I never thought I'd be the one to say it, never thought I'd be THAT mother who actually wants her 3 boys (and their little sister) to be at home every day for 6 whole weeks. I always thought I'd be the moany one, grumpy one who stands by the school gate and kicks a stone when the final bell tolls. But (and I'm so glad about this), I'm not! I'm getting that bubbling feeling of excitement just thinking about that last bell, the moment when I can open my arms wide to the kiddies and they will run from their teacher and jump on me, flattening me and bruising my eyes but I won't care because everyone around us is smiling and saying "how sweet", and they might even cry because they wish their kids had done that to them, given them a black eye out of love; and then I'll be crowned mum of the year and the dads (or the stronger of the mums) will pick me up and throw me on their shoulders and there'll be a parade, all in my honour...
Even as I write this, however, I feel obliged to tell you that I have a long way to win mum of the year because just this week, I forgot to pick son #2 from beavers, (he got dropped off by another mother), I sat down in the shade instead of watching out for son #1 so he walked past me and walked home on his own, and I laughed loudly at son #3 because he got hit in the eye by a water balloon. (In my defense I didn't realise he was hurt...and at least I wasn't the one to throw it). And don't even get me started on the girly, the amount of times she's fallen over because I wasn't watching...
Still, I love my kids an awful lot.
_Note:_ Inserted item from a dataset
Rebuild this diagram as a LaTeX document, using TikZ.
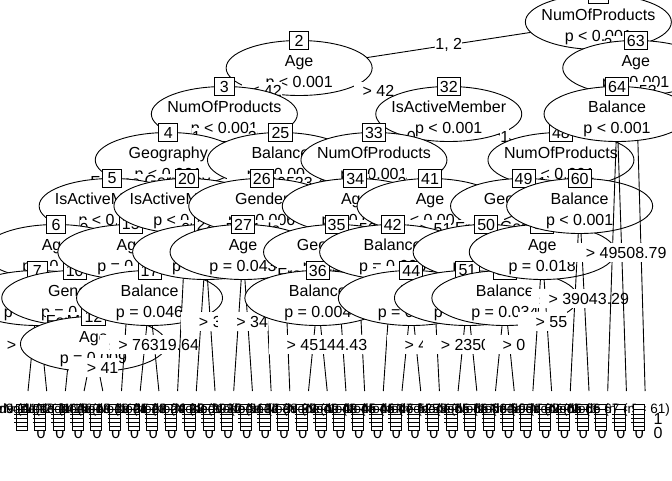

They are really fab, and I laugh so much when I'm with them. Yes I make mistakes, and yes I shout (especially when I'm hot, sneezing and wielding a fly swat), but I love them and have a sneaky feeling they still love me.
I can't wait to wake up and have a leisurely breakfast every morning.
I can't wait to take my time and not clock watch.
I can't wait to not have to do the lunches every night before I go to bed and worry because I don't have enough healthy stuff yet again, so I end up putting a bag of crisps in.
Thing is it's not easy having 4 kids home for the holidays. It's hard entertaining children of different ages. But it's fine cos I'm aiming for mum of the year and when you have a goal you'll put up with anything.
Now I'm going because there are so many flies in this house I'm beginning to think someone's died.